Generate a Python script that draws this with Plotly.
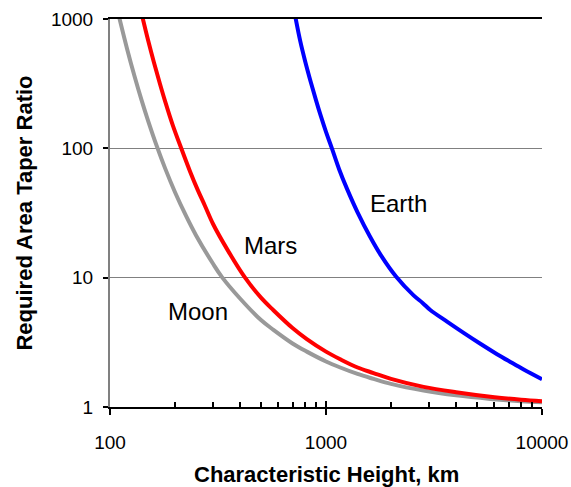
import math
import plotly.graph_objects as go

# Characteristic height (km) and required area taper ratio
moon_h = [110, 120, 130, 140, 150, 165, 180, 200, 225, 250, 300, 330, 400, 500, 571, 700, 815, 1000, 1164, 1400, 1660, 2000, 2830, 4000, 5767, 8000, 10000]
moon_r = [1050, 587, 359, 236, 164, 103, 70, 45.8, 30, 21.3, 12.8, 10.1, 6.9, 4.7, 3.95, 3.1, 2.68, 2.25, 2.02, 1.80, 1.65, 1.51, 1.34, 1.23, 1.155, 1.109, 1.087]

mars_h = [141, 150, 160, 170, 180, 195, 215, 235, 255, 275, 300, 350, 422, 500, 571, 700, 815, 1000, 1164, 1400, 1660, 2000, 2830, 4000, 5767, 8000, 10000]
mars_r = [1050, 688, 457, 319, 231, 152, 97.5, 66, 47.5, 36, 26, 16.4, 10, 7.0, 5.6, 4.08, 3.35, 2.68, 2.34, 2.02, 1.83, 1.65, 1.43, 1.30, 1.20, 1.14, 1.11]

earth_h = [722, 760, 800, 850, 900, 950, 1000, 1065, 1150, 1250, 1400, 1600, 1800, 2109, 2544, 2800, 3040, 3633, 4338, 5183, 6193, 7139, 8226, 10000]
earth_r = [1030, 674, 474, 326, 234, 174, 134, 100, 69, 48.8, 32, 20.7, 14.8, 10.2, 7.29, 6.38, 5.62, 4.57, 3.74, 3.08, 2.56, 2.23, 1.95, 1.64]

x_major = [100, 1000, 10000]
x_minor = [200, 300, 400, 500, 600, 700, 800, 900, 2000, 3000, 4000, 5000, 6000, 7000, 8000, 9000]
y_ticks = [1, 10, 100, 1000]

labels = ["Earth", "Mars", "Moon"]
label_x = [2161, 551, 255.7]
label_y = [37.4, 17.7, 5.48]

x_title = "Characteristic Height, km"
y_title = "Required Area Taper Ratio"

FONT = "Liberation Sans, Arial, sans-serif"

fig = go.Figure()
fig.add_trace(go.Scatter(x=moon_h, y=moon_r, mode="lines",
                         line=dict(color="#999999", width=4, shape="spline", smoothing=1.0), name="Moon"))
fig.add_trace(go.Scatter(x=mars_h, y=mars_r, mode="lines",
                         line=dict(color="#ff0000", width=4, shape="spline", smoothing=1.0), name="Mars"))
fig.add_trace(go.Scatter(x=earth_h, y=earth_r, mode="lines",
                         line=dict(color="#0000ff", width=4, shape="spline", smoothing=1.0), name="Earth"))
# invisible trace to activate the overlay axis used for the inner half of major ticks
fig.add_trace(go.Scatter(x=[100, 10000], y=[1, 1], mode="markers", marker=dict(opacity=0),
                         xaxis="x2", showlegend=False, hoverinfo="skip"))

for t, lx, ly in zip(labels, label_x, label_y):
    fig.add_annotation(x=math.log10(lx), y=math.log10(ly), text=t, showarrow=False,
                       font=dict(family=FONT, size=24, color="black"))

# x-axis title placed as a paper annotation
fig.add_annotation(x=0.5, y=-0.1727, xref="paper", yref="paper", xanchor="center", yanchor="middle",
                   text="<b>" + x_title + "</b>", showarrow=False,
                   font=dict(family=FONT, size=22, color="black"))

fig.update_layout(
    width=571, height=487,
    margin=dict(l=110, r=29, t=19, b=80),
    paper_bgcolor="white", plot_bgcolor="white",
    showlegend=False,
    font=dict(family=FONT, size=19, color="black"),
    xaxis=dict(
        type="log", range=[2, 4], automargin=False,
        tickvals=x_major, ticktext=[str(v) for v in x_major],
        ticks="outside", ticklen=6, tickwidth=2, tickcolor="black",
        showline=True, linecolor="black", linewidth=2, mirror=True,
        showgrid=False, zeroline=False,
        ticklabelstandoff=11,
        minor=dict(tickvals=x_minor, ticks="inside", ticklen=5, tickwidth=1.5,
                   tickcolor="black", showgrid=False),
    ),
    xaxis2=dict(
        type="log", range=[2, 4], overlaying="x", side="bottom", automargin=False,
        tickvals=x_major, showticklabels=False,
        ticks="inside", ticklen=6, tickwidth=2, tickcolor="black",
        showline=False, showgrid=False, zeroline=False,
    ),
    yaxis=dict(
        type="log", range=[0, 3], automargin=False,
        tickvals=y_ticks, ticktext=[str(v) for v in y_ticks],
        ticks="outside", ticklen=5, tickwidth=1.5, tickcolor="black",
        showline=True, linecolor="#808080", linewidth=2,
        showgrid=True, gridcolor="#808080", gridwidth=1,
        zeroline=False,
        ticklabelstandoff=6,
        title=dict(text="<b>" + y_title + "</b>", font=dict(family=FONT, size=22), standoff=12),
    ),
)

fig.write_html(
    "out.html",
    config={"displayModeBar": False},
    post_script="document.body.style.margin='0';document.body.style.padding='0';document.body.style.overflow='hidden';",
)
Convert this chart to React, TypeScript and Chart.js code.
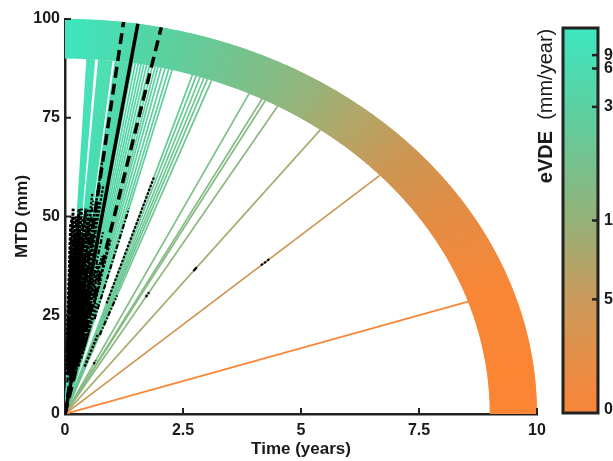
import React, { useEffect, useRef } from "react";
import { Chart, registerables } from "chart.js";

Chart.register(...registerables);

// eVDE (mm/year) of each individual trajectory (slope of MTD vs time)
const eVDE = [
  191.2, 179.7, 169.5, 160.4, 152.2, 144.8, 124.6, 119.6, 114.9, 110.7, 106.7,
  103.0, 99.5, 96.3, 93.2, 90.4, 83.5, 81.2, 79.0, 76.9, 75.0, 73.1, 71.3, 69.6,
  68.0, 66.4, 62.1, 59.6, 57.2, 55.0, 53.0, 51.1, 49.3, 47.6, 46.0, 44.6, 43.0,
  41.3, 39.7, 38.4, 31.8, 30.8, 29.8, 28.9, 28.1, 27.2, 20.8, 19.1, 18.7, 17.3,
  13.3, 9.06, 3.33,
];

// mean eVDE and its confidence bounds (mm/year)
const meanEVDE = 64;
const ciEVDE = [80, 48];

// observed follow-up segments: eVDE of the patient, MTD at first and last scan (mm)
const obsSlope = [
  280, 250, 230, 210, 191.2, 179.7, 169.5, 160.4, 152.2, 144.8, 124.6, 119.6,
  114.9, 110.7, 106.7, 103.0, 99.5, 96.3, 93.2, 90.4, 83.5, 81.2, 79.0, 76.9,
  75.0, 73.1, 71.3, 69.6, 66.4, 62.1, 59.6, 57.2, 55.0, 51.1, 47.6, 44.6, 41.3,
  38.4, 31.8, 28.9, 27.2, 20.8, 17.3, 13.3, 9.06,
  400, 350, 320, 300, 270, 240, 220, 200, 185, 175, 165, 155, 148, 140, 130, 122,
  117, 112, 108, 101, 98, 94, 88, 85, 78, 72, 67, 63, 58, 54, 50, 46, 42,
  70, 61, 56, 52, 48, 44,
];
const obsStart = [
  22, 14, 28, 10, 18, 12, 24, 8, 30, 16, 12, 26, 20, 10, 34, 18, 14, 38, 22, 30,
  12, 44, 18, 26, 36, 20, 46, 16, 24, 12, 20, 30, 18, 26, 14, 22, 16, 24, 28, 12,
  20, 12.6, 29.6, 36.2, 37.6,
  20, 12, 16, 24, 10, 30, 14, 20, 10, 26, 12, 16, 22, 10, 18, 14,
  28, 20, 12, 24, 16, 10, 26, 18, 12, 22, 14, 24, 16, 20, 12, 26, 14,
  10, 12, 8, 14, 10, 12,
];
const obsEnd = [
  44, 38, 50, 34, 50, 42, 52, 40, 50, 46, 48, 52, 42, 36, 52, 44, 40, 56, 48, 54,
  34, 64, 40, 44, 54, 38, 58, 32, 42, 28, 36, 46, 32, 40, 26, 34, 28, 52, 60, 20,
  30, 13.6, 30.8, 37.4, 39.4,
  48, 50, 44, 52, 40, 50, 46, 50, 44, 52, 48, 40, 52, 36, 50, 44,
  52, 46, 30, 50, 38, 28, 50, 44, 36, 46, 30, 44, 34, 38, 26, 44, 22,
  30, 26, 22, 28, 20, 24,
];

const xTicks = [0, 2.5, 5, 7.5, 10];
const yTicks = [0, 25, 50, 75, 100];
const cbTicks = [90, 60, 30, 10, 5, 0];
const cbLabels = ["90", "60", "30", "10", "5", "0"];

const X_MAX = 10;
const Y_MAX = 100;
const INNER_R = 0.9;
const OUTER_R = 1.0;

const FONT = "'Liberation Sans', Arial, Helvetica, sans-serif";
const TEXT = "#1a1a1a";

// colour map along the angle (0 = horizontal / slow, 1 = vertical / fast)
const bandStops: [number, number[]][] = [
  [0.0, [251, 133, 51]],
  [0.22, [248, 135, 55]],
  [0.35, [228, 140, 68]],
  [0.47, [204, 150, 82]],
  [0.57, [176, 168, 106]],
  [0.67, [140, 184, 128]],
  [0.78, [110, 198, 146]],
  [0.89, [82, 214, 166]],
  [1.0, [61, 230, 191]],
];
const cbStops: [number, string][] = [
  [0.0, "#f7863a"],
  [0.1, "#ec8b42"],
  [0.3, "#c99a5c"],
  [0.5, "#95b178"],
  [0.75, "#62cc9c"],
  [1.0, "#3de6bf"],
];

function colorAt(f: number): string {
  const t = Math.max(0, Math.min(1, f));
  for (let i = 0; i < bandStops.length - 1; i++) {
    const [a, ca] = bandStops[i];
    const [b, cb] = bandStops[i + 1];
    if (t >= a && t <= b) {
      const k = (t - a) / (b - a);
      const c = ca.map((v, j) => Math.round(v + (cb[j] - v) * k));
      return `rgb(${c[0]},${c[1]},${c[2]})`;
    }
  }
  const c = bandStops[bandStops.length - 1][1];
  return `rgb(${c[0]},${c[1]},${c[2]})`;
}

const angleFrac = (s: number) => Math.atan((s * X_MAX) / Y_MAX) / (Math.PI / 2);
const endTime = (s: number, r: number) =>
  (r * X_MAX) / Math.sqrt(1 + Math.pow((s * X_MAX) / Y_MAX, 2));

const bandPlugin = {
  id: "band",
  beforeDatasetsDraw(chart: any) {
    const { ctx } = chart;
    const xs = chart.scales.x;
    const ys = chart.scales.y;
    const N = 300;
    const px = (r: number, a: number) => xs.getPixelForValue(r * X_MAX * Math.cos(a));
    const py = (r: number, a: number) => ys.getPixelForValue(r * Y_MAX * Math.sin(a));
    ctx.save();
    for (let i = 0; i < N; i++) {
      const a0 = (i / N) * (Math.PI / 2);
      const a1 = Math.min(Math.PI / 2, ((i + 1.6) / N) * (Math.PI / 2));
      ctx.beginPath();
      ctx.moveTo(px(OUTER_R, a0), py(OUTER_R, a0));
      ctx.lineTo(px(OUTER_R, a1), py(OUTER_R, a1));
      ctx.lineTo(px(INNER_R, a1), py(INNER_R, a1));
      ctx.lineTo(px(INNER_R, a0), py(INNER_R, a0));
      ctx.closePath();
      ctx.fillStyle = colorAt((i + 0.5) / N);
      ctx.fill();
    }
    ctx.restore();
  },
};

const decorPlugin = {
  id: "decor",
  afterDraw(chart: any) {
    const { ctx, chartArea } = chart;
    const xs = chart.scales.x;
    const ys = chart.scales.y;
    ctx.save();
    // inward tick marks
    ctx.strokeStyle = "#222";
    ctx.lineWidth = 2;
    xTicks.forEach((v) => {
      if (v === 0) return;
      const x = xs.getPixelForValue(v);
      ctx.beginPath();
      ctx.moveTo(x, chartArea.bottom);
      ctx.lineTo(x, chartArea.bottom - 6);
      ctx.stroke();
    });
    yTicks.forEach((v) => {
      if (v === 0) return;
      const y = ys.getPixelForValue(v);
      ctx.beginPath();
      ctx.moveTo(chartArea.left, y);
      ctx.lineTo(chartArea.left + 6, y);
      ctx.stroke();
    });

    // colour bar
    const L = 563, R = 598, T = 28, B = 413;
    const g = ctx.createLinearGradient(0, B, 0, T);
    cbStops.forEach(([o, c]) => g.addColorStop(o, c));
    ctx.fillStyle = g;
    ctx.fillRect(L, T, R - L, B - T);
    ctx.lineWidth = 3;
    ctx.strokeStyle = "#222";
    ctx.strokeRect(L, T, R - L, B - T);
    ctx.fillStyle = TEXT;
    ctx.font = `bold 16px ${FONT}`;
    ctx.textBaseline = "middle";
    ctx.textAlign = "left";
    cbTicks.forEach((v, i) => {
      const y = B - angleFrac(v) * (B - T);
      if (v !== 0) {
        ctx.lineWidth = 2.5;
        ctx.beginPath();
        ctx.moveTo(R - 6, y);
        ctx.lineTo(R, y);
        ctx.stroke();
      }
      ctx.fillText(cbLabels[i], R + 6, v === 0 ? y - 3 : y);
    });

    // colour bar title
    ctx.save();
    ctx.translate(546, 106);
    ctx.rotate(-Math.PI / 2);
    const boldF = `bold 20px ${FONT}`;
    const normF = `20px ${FONT}`;
    ctx.font = boldF;
    const w1 = ctx.measureText("eVDE").width;
    ctx.font = normF;
    const w2 = ctx.measureText("  (mm/year)").width;
    const start = -(w1 + w2) / 2;
    ctx.textAlign = "left";
    ctx.textBaseline = "middle";
    ctx.font = boldF;
    ctx.fillText("eVDE", start, 0);
    ctx.font = normF;
    ctx.fillText("  (mm/year)", start + w1, 0);
    ctx.restore();
    ctx.restore();
  },
};

export default function App() {
  const ref = useRef<HTMLCanvasElement>(null);
  useEffect(() => {
    if (!ref.current) return;
    const datasets: any[] = [];
    eVDE.forEach((s) => {
      const t = endTime(s, INNER_R);
      datasets.push({
        data: [
          { x: 0, y: 0 },
          { x: t, y: s * t },
        ],
        borderColor: colorAt(angleFrac(s)),
        borderWidth: 1.7,
        showLine: true,
        pointRadius: 0,
      });
    });
    obsSlope.forEach((s, i) => {
      const extra = i >= 45;
      datasets.push({
        data: [
          { x: obsStart[i] / s, y: obsStart[i] },
          { x: obsEnd[i] / s, y: obsEnd[i] },
        ],
        borderColor: "#000",
        borderWidth: extra ? 3 : i % 3 === 0 ? 2.5 : 2.2,
        borderDash: extra ? [3, 1.5] : i % 3 === 1 ? [5, 2, 1.5, 2] : [2.5, 1.5],
        showLine: true,
        pointRadius: 0,
      });
    });
    [meanEVDE, ...ciEVDE].forEach((s, i) => {
      const t = endTime(s, OUTER_R);
      datasets.push({
        data: [
          { x: 0, y: 0 },
          { x: t, y: s * t },
        ],
        borderColor: "#000",
        borderWidth: 3.5,
        borderDash: i === 0 ? [] : [11, 6],
        showLine: true,
        pointRadius: 0,
      });
    });
    // Chart.js paints the first dataset last; reverse so later ones end up on top
    datasets.reverse();

    const tickFont = { family: FONT, size: 16, weight: "bold" as const };
    const titleFont = { family: FONT, size: 17, weight: "bold" as const };
    const chart = new Chart(ref.current, {
      type: "scatter",
      data: { datasets },
      plugins: [bandPlugin, decorPlugin],
      options: {
        animation: false,
        responsive: false,
        devicePixelRatio: 1,
        events: [],
        layout: { padding: { top: 19, right: 76, left: 0, bottom: 0 } },
        plugins: {
          legend: { display: false },
          tooltip: { enabled: false },
        },
        elements: { point: { radius: 0 }, line: { tension: 0 } },
        scales: {
          x: {
            type: "linear",
            min: 0,
            max: X_MAX,
            afterBuildTicks: (s: any) => {
              s.ticks = xTicks.map((v) => ({ value: v }));
            },
            afterFit: (s: any) => {
              s.height = 47;
            },
            grid: { display: false, drawTicks: false },
            border: { display: true, color: "#222", width: 2.5 },
            ticks: {
              padding: 7,
              color: TEXT,
              font: tickFont,
              maxRotation: 0,
              autoSkip: false,
              callback: (v: any) => String(v),
            },
            title: {
              display: true,
              text: "Time (years)",
              color: TEXT,
              font: titleFont,
              padding: { top: 0, bottom: 1 },
            },
          },
          y: {
            type: "linear",
            min: 0,
            max: Y_MAX,
            afterBuildTicks: (s: any) => {
              s.ticks = yTicks.map((v) => ({ value: v }));
            },
            afterFit: (s: any) => {
              s.width = 65;
            },
            grid: { display: false, drawTicks: false },
            border: { display: true, color: "#222", width: 2.5 },
            ticks: {
              padding: 5,
              color: TEXT,
              font: tickFont,
              autoSkip: false,
              callback: (v: any) => String(v),
            },
            title: {
              display: true,
              text: "MTD (mm)",
              color: TEXT,
              font: titleFont,
              padding: { top: 12, bottom: 0 },
            },
          },
        },
      } as any,
    });
    return () => chart.destroy();
  }, []);

  return (
    <div style={{ position: "fixed", left: 0, top: 0, width: 613, height: 461, background: "#fff" }}>
      <canvas ref={ref} width={613} height={461} style={{ display: "block", width: 613, height: 461 }} />
    </div>
  );
}
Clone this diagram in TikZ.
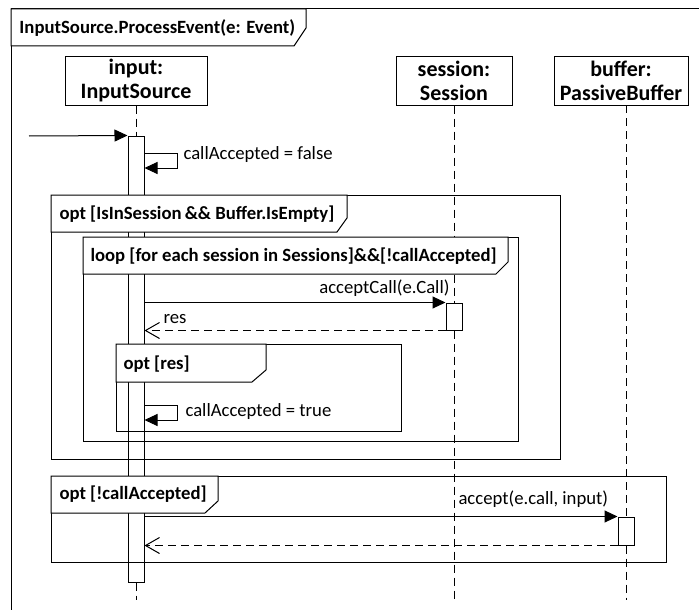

**Requirement:** Write out exactly the lines between the start of the data and the line with "import plotly.graph_objects as go", including both, but none of the pictures.

**Written reply:**
Generate a Python script that draws this with Plotly.
import math
import plotly.graph_objects as go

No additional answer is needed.